Wilson would likely make the exchange for free.

1911Tuner
July 5, 2003, 02:23 PM
Yep...and it may be that just the spring swap will do the trick.


Tune'em up!

Tuner

10-Ring
July 5, 2003, 02:26 PM
I've heard that the 8 round mags have had minor issues. I've had ZERO problems w/ the one's I've owned. Good luck figuring things out

Edward429451
July 5, 2003, 02:35 PM
I was actually testing out four new wilson mags but that was the only one that had problems.

I did notice that when loaded with 8 rounds, about half the time the 8th round sat just a little cockeyed in the mag as viewed through the slot. The 7th round didnt always sit flush against the 8th. Maybe I should change all four springs to the 7's to preclude future probs with them.

1911Tuner
July 5, 2003, 03:13 PM
The good thing about the Wilson-Rogers magazines is that they are
well-made. The bad thing is that they are mass-produced, and subject to the same tolerance issues as anything else.

Most W-R users report very little trouble...but not all. My guess would
be that if one gives fits in your gun, it's likely that it would in 90%
of the guns that you try it in.

Then, there's those rare pistols that will seem to run with about any
gun-show bargain magazine that you can stuff in it, and the other end of
the spectrum shows up with pistols that will work reliably with only
one brand...and not even all of those. Most magazine problems can
be tweaked and tuned out, assuming that the magazine isn't damaged
or outright junk.

Just a few observations...FWIW

Tuner

CB900F
July 5, 2003, 05:06 PM
Fella's;

I don't shoot the tens of thousands of rounds of .45 that some do. I've been using Chip McCormick Shooting Star 8 rounder's in my full size & not had any problem with them.

Have there been any recent comparison's on .45 mags? From a source most of us could trust?

900F

DBR
July 5, 2003, 11:34 PM
Tuner:
When you take coils off a spring if the wire diameter and other dimensions stay the same, the spring gets stiffer, not weaker. The spring constant increases. The initial pressure may decrease. The reason for this is that the length of wire is shorter and is more stressed when the spring is compressed. If the spring wire is not up to the task then the initial set may in fact reduce the feed capability of the last rounds.
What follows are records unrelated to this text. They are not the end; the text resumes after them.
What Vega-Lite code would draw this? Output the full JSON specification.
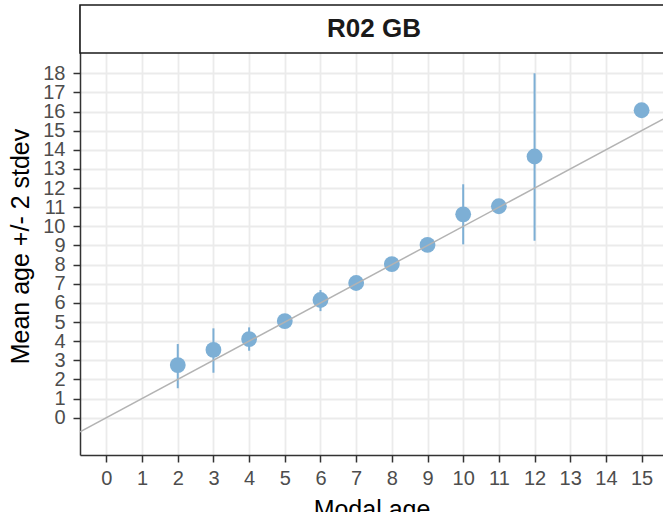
{
  "$schema": "https://vega.github.io/schema/vega-lite/v6.json",
  "width": 583,
  "height": 450,
  "autosize": {"type": "none"},
  "padding": {"left": 80, "top": 5, "right": 0, "bottom": 57},
  "background": "white",
  "config": {
    "view": {"stroke": null},
    "font": "Liberation Sans",
    "axis": {
      "labelFont": "Liberation Sans",
      "titleFont": "Liberation Sans",
      "labelFontSize": 20,
      "labelColor": "#4D4D4D",
      "titleFontSize": 25,
      "titleFontWeight": "normal",
      "titleColor": "#000000",
      "tickSize": 7,
      "tickColor": "#333333",
      "tickWidth": 1.5,
      "domainColor": "#333333",
      "domainWidth": 1.5,
      "grid": true,
      "gridColor": "#EBEBEB",
      "gridWidth": 1.8,
      "labelFlush": false,
      "labelOverlap": false
    }
  },
  "datasets": {
    "points": [
      {"modal": 2, "mean": 2.75, "lo": 1.54, "hi": 3.85},
      {"modal": 3, "mean": 3.54, "lo": 2.35, "hi": 4.67},
      {"modal": 4, "mean": 4.11, "lo": 3.5, "hi": 4.72},
      {"modal": 5, "mean": 5.05, "lo": 4.85, "hi": 5.25},
      {"modal": 6, "mean": 6.15, "lo": 5.57, "hi": 6.67},
      {"modal": 7, "mean": 7.04, "lo": 6.9, "hi": 7.18},
      {"modal": 8, "mean": 8.03, "lo": 7.9, "hi": 8.16},
      {"modal": 9, "mean": 9.03, "lo": 8.9, "hi": 9.16},
      {"modal": 10, "mean": 10.63, "lo": 9.06, "hi": 12.2},
      {"modal": 11, "mean": 11.05, "lo": 10.9, "hi": 11.2},
      {"modal": 12, "mean": 13.65, "lo": 9.25, "hi": 18.0},
      {"modal": 15, "mean": 16.07, "lo": 16.0, "hi": 16.14}
    ],
    "strip": [{"panel": "R02 GB"}]
  },
  "layer": [
    {
      "data": {"name": "strip"},
      "mark": {"type": "rect", "fill": "white", "stroke": "#1A1A1A", "strokeWidth": 1.6},
      "encoding": {
        "x": {
          "datum": -0.74, "type": "quantitative",
          "scale": {"domain": [-0.74, 15.6], "nice": false, "zero": false},
          "axis": {"title": "Modal age", "values": [0,1,2,3,4,5,6,7,8,9,10,11,12,13,14,15], "labelPadding": 6.5, "titlePadding": 8.5}
        },
        "x2": {"datum": 16.5},
        "y": {
          "datum": 19.06, "type": "quantitative",
          "scale": {"domain": [-1.95, 21.57], "nice": false, "zero": false},
          "axis": {"title": "Mean age +/- 2 stdev", "values": [0,1,2,3,4,5,6,7,8,9,10,11,12,13,14,15,16,17,18], "labelPadding": 8, "titlePadding": 9, "titleY": 241}
        },
        "y2": {"datum": 21.57}
      }
    },
    {
      "data": {"name": "points"},
      "mark": {"type": "rule", "color": "#7DAFD5", "strokeWidth": 2},
      "encoding": {
        "x": {"field": "modal", "type": "quantitative",
          "axis": {"title": "Modal age", "values": [0,1,2,3,4,5,6,7,8,9,10,11,12,13,14,15], "labelPadding": 6.5, "titlePadding": 8.5}},
        "y": {"field": "lo", "type": "quantitative",
          "axis": {"title": "Mean age +/- 2 stdev", "values": [0,1,2,3,4,5,6,7,8,9,10,11,12,13,14,15,16,17,18], "labelPadding": 8, "titlePadding": 9, "titleY": 241}},
        "y2": {"field": "hi"}
      }
    },
    {
      "data": {"name": "points"},
      "mark": {"type": "point", "filled": true, "opacity": 1, "color": "#7DAFD5", "size": 250},
      "encoding": {
        "x": {"field": "modal", "type": "quantitative",
          "axis": {"title": "Modal age", "values": [0,1,2,3,4,5,6,7,8,9,10,11,12,13,14,15], "labelPadding": 6.5, "titlePadding": 8.5}},
        "y": {"field": "mean", "type": "quantitative",
          "axis": {"title": "Mean age +/- 2 stdev", "values": [0,1,2,3,4,5,6,7,8,9,10,11,12,13,14,15,16,17,18], "labelPadding": 8, "titlePadding": 9, "titleY": 241}}
      }
    },
    {
      "data": {"name": "strip"},
      "mark": {"type": "rule", "color": "#B3B3B3", "strokeWidth": 1.5, "clip": true},
      "encoding": {
        "x": {"datum": -0.74, "type": "quantitative",
          "axis": {"title": "Modal age", "values": [0,1,2,3,4,5,6,7,8,9,10,11,12,13,14,15], "labelPadding": 6.5, "titlePadding": 8.5}},
        "y": {"datum": -0.74, "type": "quantitative",
          "axis": {"title": "Mean age +/- 2 stdev", "values": [0,1,2,3,4,5,6,7,8,9,10,11,12,13,14,15,16,17,18], "labelPadding": 8, "titlePadding": 9, "titleY": 241}},
        "x2": {"datum": 15.6},
        "y2": {"datum": 15.6}
      }
    },
    {
      "data": {"name": "strip"},
      "mark": {"type": "text", "font": "Liberation Sans", "fontSize": 26, "fontWeight": "bold", "color": "#1A1A1A", "align": "center", "baseline": "middle"},
      "encoding": {
        "x": {"datum": 7.5, "type": "quantitative",
          "axis": {"title": "Modal age", "values": [0,1,2,3,4,5,6,7,8,9,10,11,12,13,14,15], "labelPadding": 6.5, "titlePadding": 8.5}},
        "y": {"datum": 20.3, "type": "quantitative",
          "axis": {"title": "Mean age +/- 2 stdev", "values": [0,1,2,3,4,5,6,7,8,9,10,11,12,13,14,15,16,17,18], "labelPadding": 8, "titlePadding": 9, "titleY": 241}},
        "text": {"field": "panel"}
      }
    }
  ]
}
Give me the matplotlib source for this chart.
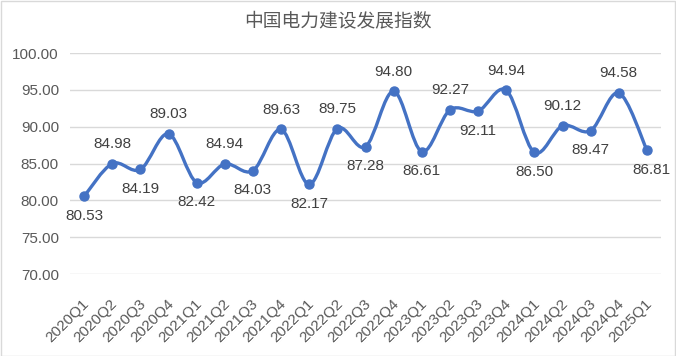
import numpy as np
import matplotlib
matplotlib.use("Agg")
import matplotlib.pyplot as plt
import matplotlib.transforms as mtransforms
from matplotlib.path import Path
from matplotlib.patches import PathPatch, Rectangle

plt.rcParams['font.family'] = ['Liberation Sans', 'Noto Sans CJK SC', 'DejaVu Sans']

title = "中国电力建设发展指数"
categories = ["2020Q1", "2020Q2", "2020Q3", "2020Q4",
              "2021Q1", "2021Q2", "2021Q3", "2021Q4",
              "2022Q1", "2022Q2", "2022Q3", "2022Q4",
              "2023Q1", "2023Q2", "2023Q3", "2023Q4",
              "2024Q1", "2024Q2", "2024Q3", "2024Q4",
              "2025Q1"]
values = [80.53, 84.98, 84.19, 89.03,
          82.42, 84.94, 84.03, 89.63,
          82.17, 89.75, 87.28, 94.80,
          86.61, 92.27, 92.11, 94.94,
          86.50, 90.12, 89.47, 94.58,
          86.81]
yticks = [70, 75, 80, 85, 90, 95, 100]

# label placement per point (style)
label_side = ["below", "above", "below", "above",
              "below", "above", "below", "above",
              "below", "above", "below", "above",
              "below", "above", "below", "above",
              "below", "above", "below", "above",
              "belowright"]

LINE = "#4472C4"
TXT = "#404040"
TICK = "#595959"
GRID = "#D9D9D9"

fig = plt.figure(figsize=(6.76, 3.56), dpi=100)
ax = fig.add_axes([70/676, 1-274/356, (661-70)/676, (274-53)/356])

x = np.arange(len(values), dtype=float)
y = np.array(values, dtype=float)

# Excel-like smoothed line: cubic Bezier with Catmull-Rom control points
verts = [(x[0], y[0])]
codes = [Path.MOVETO]
n = len(x)
for i in range(n - 1):
    p0 = np.array([x[max(i-1, 0)], y[max(i-1, 0)]])
    p1 = np.array([x[i], y[i]])
    p2 = np.array([x[i+1], y[i+1]])
    p3 = np.array([x[min(i+2, n-1)], y[min(i+2, n-1)]])
    c1 = p1 + (p2 - p0) / 6.0
    c2 = p2 - (p3 - p1) / 6.0
    verts += [tuple(c1), tuple(c2), tuple(p2)]
    codes += [Path.CURVE4] * 3
ax.add_patch(PathPatch(Path(verts, codes), facecolor='none', edgecolor=LINE,
                       lw=2.4, capstyle='round', joinstyle='round', zorder=3))
ax.plot(x, y, 'o', color=LINE, ms=6.5, zorder=4)

for xi, yi, side in zip(x, y, label_side):
    if side == "above":
        off, va, ha = (0, 9), 'bottom', 'center'
    elif side == "below":
        off, va, ha = (0, -9), 'top', 'center'
    else:
        off, va, ha = (3, -9), 'top', 'center'
    ax.annotate(f"{yi:.2f}", (xi, yi), xytext=off, textcoords='offset points',
                ha=ha, va=va, fontsize=11, color=TXT)

ax.set_xlim(-0.5, n - 0.5)
ax.set_ylim(70, 100)
ax.set_yticks(yticks)
ax.set_yticklabels([f"{v:.2f}" for v in yticks])
ax.set_xticks(x)
ax.set_xticklabels(categories, rotation=45, ha='right', rotation_mode='anchor')
ax.tick_params(axis='both', length=0, colors=TICK, labelsize=11)
ax.tick_params(axis='y', pad=8)
ax.tick_params(axis='x', pad=16)
shift = mtransforms.ScaledTranslation(-2/100, 0, fig.dpi_scale_trans)
for lbl in ax.get_xticklabels():
    lbl.set_transform(lbl.get_transform() + shift)
ax.grid(axis='y', color=GRID, lw=1)
ax.set_axisbelow(True)
for s in ax.spines.values():
    s.set_visible(False)

fig.text(0.5, 1 - 21/356, title, ha='center', va='center', fontsize=13.5,
         color=TICK, family=['Noto Sans CJK SC', 'DejaVu Sans'])

fig.patches.append(Rectangle((0.5/676, 0.5/356), 1 - 1.5/676, 1 - 1.5/356,
                             transform=fig.transFigure, fill=False,
                             edgecolor=GRID, lw=1))

fig.savefig("out.png", dpi=100)
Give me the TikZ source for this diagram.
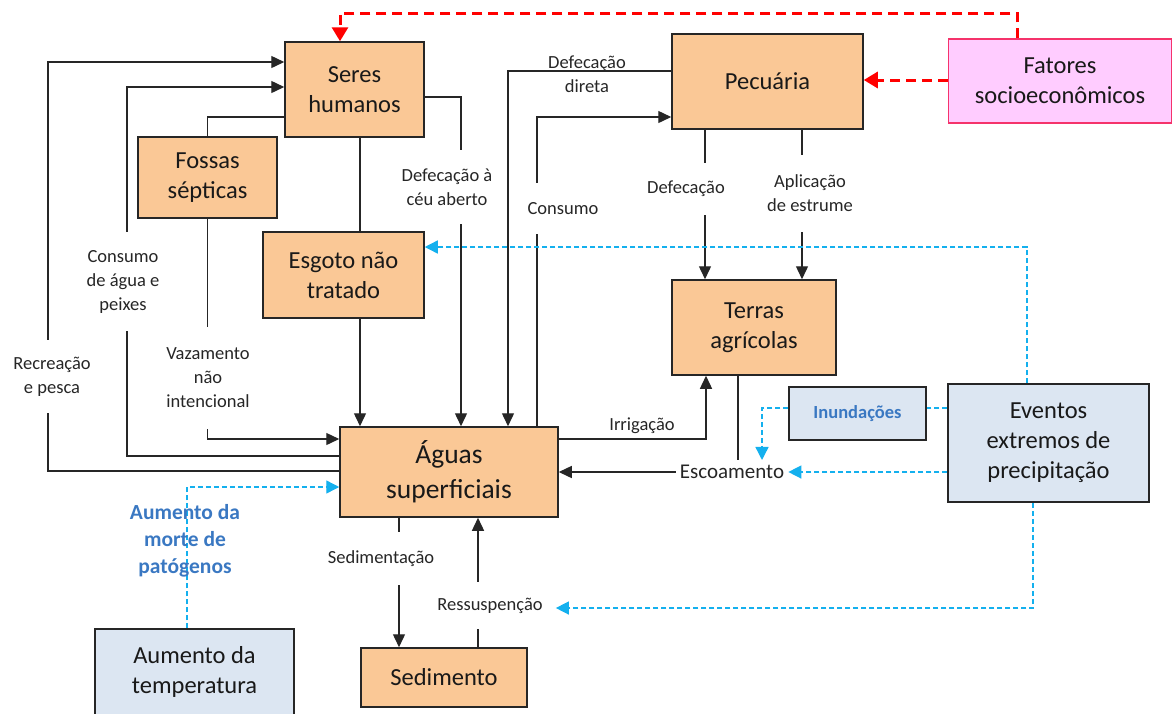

Coil springs are actually torsion springs with some geometric compromises. IMHO the problem with most 8rd mags is the unstable follower dimensions and some other more esoteric characteristics.

Another post you made about springs has me somewhat confused. I read your info about recoil springs and I find it hard to believe that a properly built 1911 would care about a coil or two if the recoil spring is not coil binding. My 5" Ed Brown would reliably feed 230gr ball ammo with recoil springs ranging from 14# to 35# (45 Super conversion).

1911Tuner
July 6, 2003, 06:49 AM
Hiwdy DBR,

Wile it's true that a spring is like any other
piece of steel...The shorter it gets, the stiffer
it gets, this only holds true if the preloading
increases...as in cutting a GM-length spring
down to fit in a Commander-sized spring
tunnel.

If the same spring goes back into a GM-length pistol,
the total loading of the spring at full compression
will be less due to lessened preload, and wider
spaces between the coils at compression due to
the reduced number of coils.

An example is a 32-coil spring rated at 16 pounds.
If you cut it down to 24 coils, you've removed
one fourth...25% of its theoretical potential,
and turned it into a 12-pound spring IF...it
goes back into a 5-inch gun.

Put it into a Commander, and the preload jumps
back up to equal or exceed the preload in the
5-inch gun...and the compressed loading is back
up to 16, or maybe a little more.

The factors that determine a coil spring's
loading are: Temper, wire diameter, total
length of the spring, and the distance between
coils at compression. The distance between
coils is a big one. If you pull a slide only half-
way back, the spring won't produce its rated
loading, but if you pull it back to full travel,
it will.

And yes...One coil can make a difference.
I've seen Commanders that were experiencing
rideover feeds on the last round magically
"cured" with as little as a half-coil removed
from the spring.

Hope this clears it up for ya.

Tuner

KB180
July 7, 2003, 09:20 AM
Edward429451:

I did notice that when loaded with 8 rounds, about half the time the 8th round sat just a little cockeyed in the mag as viewed through the slot. The 7th round didnt always sit flush against the 8th

You may have already identified the problem. I too have noticed this cause and effect when sometimes loading my Wilson 8 round magazines. Have you experienced the same problem when the 7th and 8th round are laying flat against one another? I always check mine when loading to make sure all rounds are sitting flush against one another.

Edward429451
July 7, 2003, 11:10 AM
I took a closer look at em last night and actually its the 6th & 7th round that doesn't sit flush against each other. I shouldv'e got the 7 rounders I guess. I'm going to try new springs with the same follower, then a different follower also if I have to.

dsgrntldPW
July 7, 2003, 11:47 PM
Excellent dissertations on magazine springs. I printed them off for future reference. Thank you.